Three actors and a puppet
- Date:
- late 1810s
- Medium:
- Color woodblock print; shikishiban, surimono
- Source:
- Art Institute of Chicago
Description
"Three actors and a puppet" is a late-1810s color woodblock print by Utagawa Kunisada in the shikishiban surimono format, held in the Art Institute of Chicago. The print belongs to Kunisada's early career, when he had completed his apprenticeship under Toyokuni I and was establishing himself as one of Edo's most sought-after designers for both commercial actor prints and the privately commissioned surimono trade. Shikishiban surimono were typically commissioned by poetry circles for New Year's distribution and celebrated literate patronage, theatrical fandom, and the social bonds of Edo's cultivated middle class.
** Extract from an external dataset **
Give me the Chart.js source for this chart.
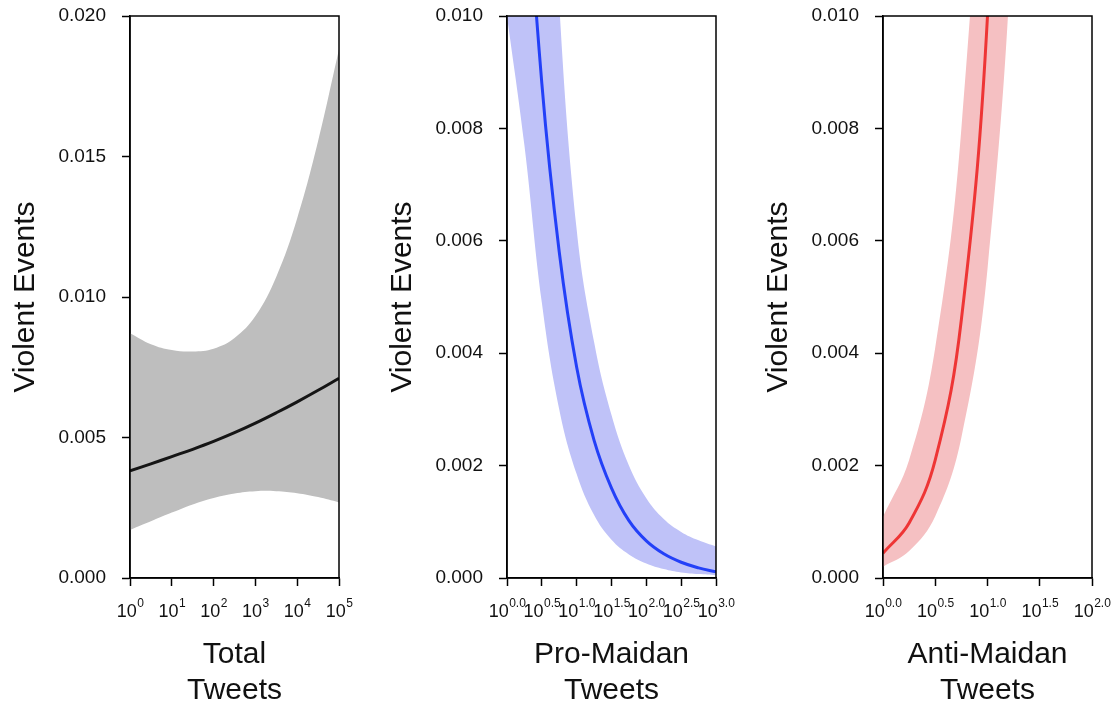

The subject of three actors with a puppet places the print in the rich Edo-period dialogue between kabuki and ningyo joruri (the puppet theater that became the genre we know as bunraku); many kabuki plays originated as puppet plays, and the visual play between live actor and puppet was a sophisticated theme for surimono audiences. The Art Institute of Chicago's example shows Kunisada's early facility with figure composition: elegant lines, refined coloring, and the small-edition luxury of surimono including likely metallic pigments and embossing. As an early Kunisada surimono in a major institutional collection, the print is valuable as a record of his Bunka- and Bunsei-era style before his explosion into mass-market actor-print production in the 1820s and 1830s.